Duca di York e secondogenito di re Giorgio V, Bertie è afflitto dall'infanzia da una grave forma di balbuzie che gli aliena la considerazione del padre, il favore della corte e l'affetto del popolo inglese. Figlio di un padre anaffettivo e padre affettuoso di Elisabetta (futura Elisabetta II) e Margaret, Bertie è costretto suo malgrado a parlare in pubblico e dentro i microfoni della radio, medium di successo degli anni Trenta. Sostituito il corpo con la viva voce, il Duca di York deve rieducare la balbuzie, buttare fuori le parole e trovare una voce. Lo soccorrono la devozione di Lady Lyon, sua premurosa consorte, e le tecniche poco convenzionali di Lionel Logue, logopedista di origine australiana. Tra spasmi, rilassamenti muscolari, tempi di uscita e articolazioni più o meno perfette, Bertie scalzerà il fratello “regneggiante”, salirà al trono col nome di Giorgio VI e troverà la corretta fonazione dentro il suo discorso più bello. Quello che ispirerà la sua nazione guidandola contro la Germania nazista.

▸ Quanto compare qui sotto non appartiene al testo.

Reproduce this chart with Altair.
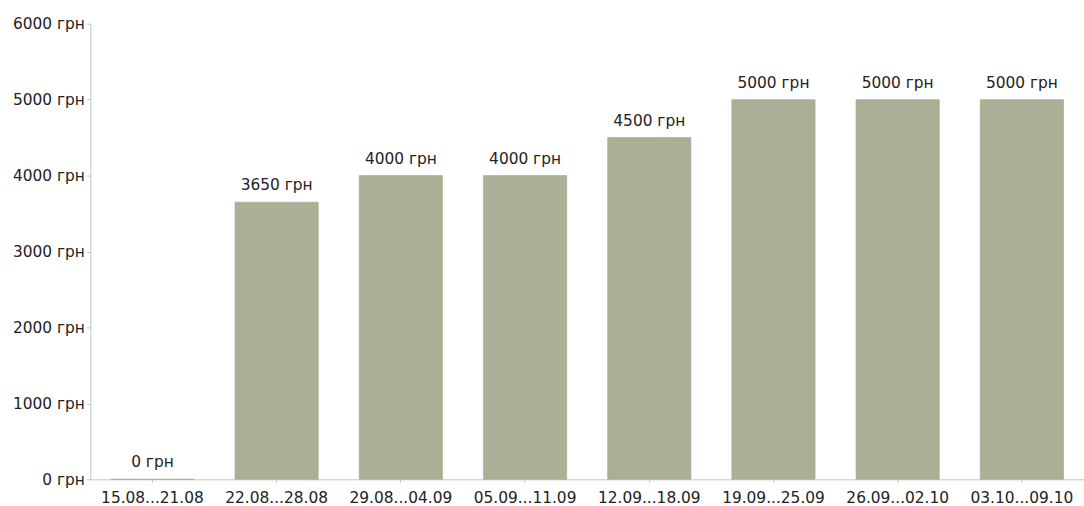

Opera incredibilmente intelligente e toccante, Il discorso del re, fa ridere, commuove e coinvolge lo spettatore con incredibile maestria. Tratto da una storia vera e si vede, non ha mai una nota falsa o manierata, ma è sempre concreto, diretto, sincero. Il merito è certamente dell'incredibile ensemble di attori e della perfetta regia dell'ottimo Tom Hooper. Colin Firth si riconferma uno degli attori migliori in circolazione (dopo la struggente interpretazione di George Falconer in 'A single man' di Tom Ford), calandosi con meticolosa perfezione nel personaggio del balbuziente e tormentato Giorgio VI, re controvoglia, Geoffrey Rush lo accompagna con una delle sue migliori interpretazioni e insieme creano una coppia perfetta, affiatata, viva e sincera, con una una chimica e un affiatamento tali da lasciare impressionati. in questo film la recitazione è innegabilmente di prim'ordine, con un cast in stato di grazia: oltre ai due protagonisti, che possono dirsi sul serio all'apice della loro carriera recitativa, vanno annoverati Helena Bonham Carter, che nel ruolo di Elisabetta moglie di Giorgio, brilla per determinazione, fierezza e amore per il marito, Michel Gambon, nell'intimadatorio e solenne ruolo di Giorgio V, Guy Pearce, fratello maggiore di Giorgio che abdica dal trono per amore di una popolana di Baltimora pluridivorziata, Timothy Spall, perfetto Winston Churchill, grezzo, deciso e mai diviso dal suo fedele sigaro e tutta un'altra serie di attori come Derek Jacobi e Jennifer Ehele che, anche se in ruoli minori, non sfigurano in questo cast d'indiscutibile qualita'artistica. Tom Hooper dal canto suo dirige la compagnia di attori con lodevole maestria, catturando ogni singolo dettaglio ed emozione costruendo personaggi e relazioni interpersonali a 360 gradi, umane, forti, sfaccettate, reali. Il regista ha anche la capacità di usare la perfetta scenografia in modo da ricreare un ambiente realistico e naturale, perfettamente adatto e credibile, e allo stesso tempo quasi espressionista, deformato, claustrofobico, a sottolineare la pressione incombente sul povero regnante. Possiamo infatti dire che proprio i mari di folla e i microfoni, soprattutto i microfoni, sono i veri antagonisti, grigi, paurosi e onnipresenti, tormento di Giorgio VI e nemico che dovrà affrontare e che alla fine vincerà.
Un film di rara bellezza e sentimento, che passa con maestria dal dramma alla commedia senza mai dimenticare di stare riportando fatti reali, un film storico senza le pesantezze retoriche e manieristiche dei kolossal di genere, una perla di leggerezza e umanità che coinvolge lo spettatore e lo fa uscire dalla sala con la piacevole sensazione di aver passato due gradevolissime ore ad ascoltare un'interessante storia (storica) narrata da un amico.